Clean Air cloud word with a blue sky

Contributed by Avmor.

In the 1700s, Ben Franklin professed, “I am persuaded that no common air from outside is so unwholesome as the air inside a closed room that has been often breathed and not changed.”

Franklin appears to have been more than 250 years ahead of his time when it comes to poor indoor air quality (IAQ). This has been proven once again in a study conducted by researchers at Harvard and Syracuse Universities.

In this study, the researchers enrolled 24 “knowledge workers,” people who were corporate managers, architects, and designers. The workers spent six days in a controlled work environment, working from 9 am to 5 pm each day.

During this time, the indoor air quality conditions fluctuated without their knowledge, shifting from:

•   An optimized environment, where ventilation was increased; chemicals and products – including cleaning products – that released volatile organic compounds (VOCs) were minimized or eliminated; and carbon dioxide levels in the air were reduced.

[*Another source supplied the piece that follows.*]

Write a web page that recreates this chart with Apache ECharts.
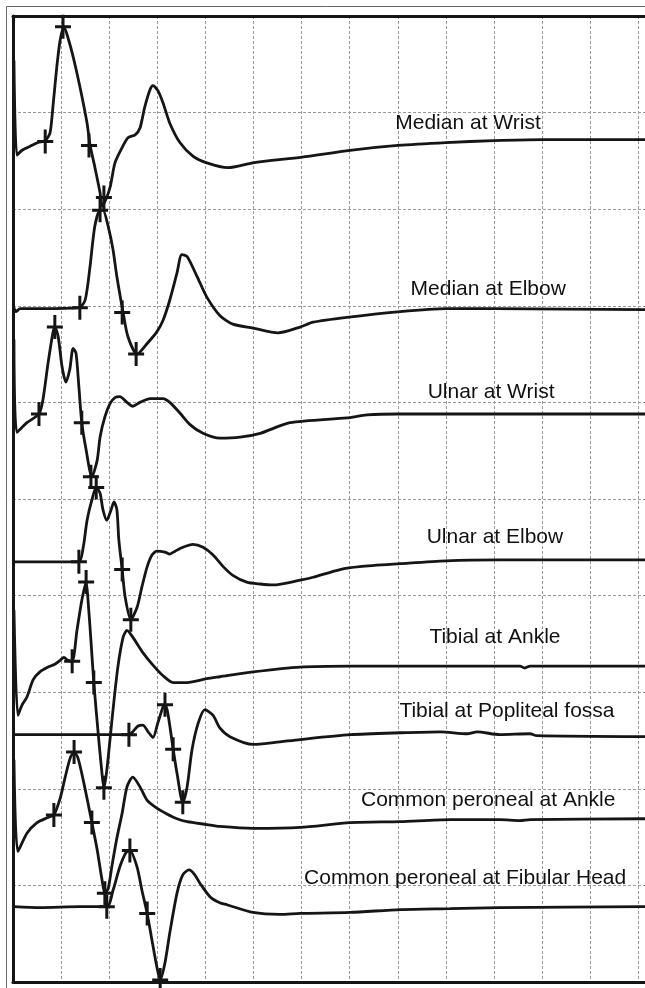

•   The other work environment was a more conventional setting which met minimally accepted IAQ standards.

Each day, the participants took tests measuring their cognitive (thinking) functions. “We saw higher test scores across nine cognitive function domains when workers were exposed to increased ventilation rates, lower levels of chemicals, and lower carbon dioxide,” reported the researchers.

They went on to report:

“The results showed the biggest improvements in areas that tested how workers used the information to make strategic decisions and how they plan, stay prepared, and strategize during crises. These are exactly the skills needed to be productive in the knowledge economy.”

The researchers then conducted a second test involving 100 knowledge workers. This one to evaluate the influence of using green-certified cleaning solutions. Green cleaning solutions are designed to protect IAQ.

“We found that workers in buildings that used green certified [cleaning solutions] scored higher on the tests,” the scientists reported.

“The takeaway is simple,” says Mike Watt, Director of Training for Avmor, which manufacturers green-certified cleaning products. “Better indoor air quality results in better [worker] performance, something the professional cleaning industry has known for years.”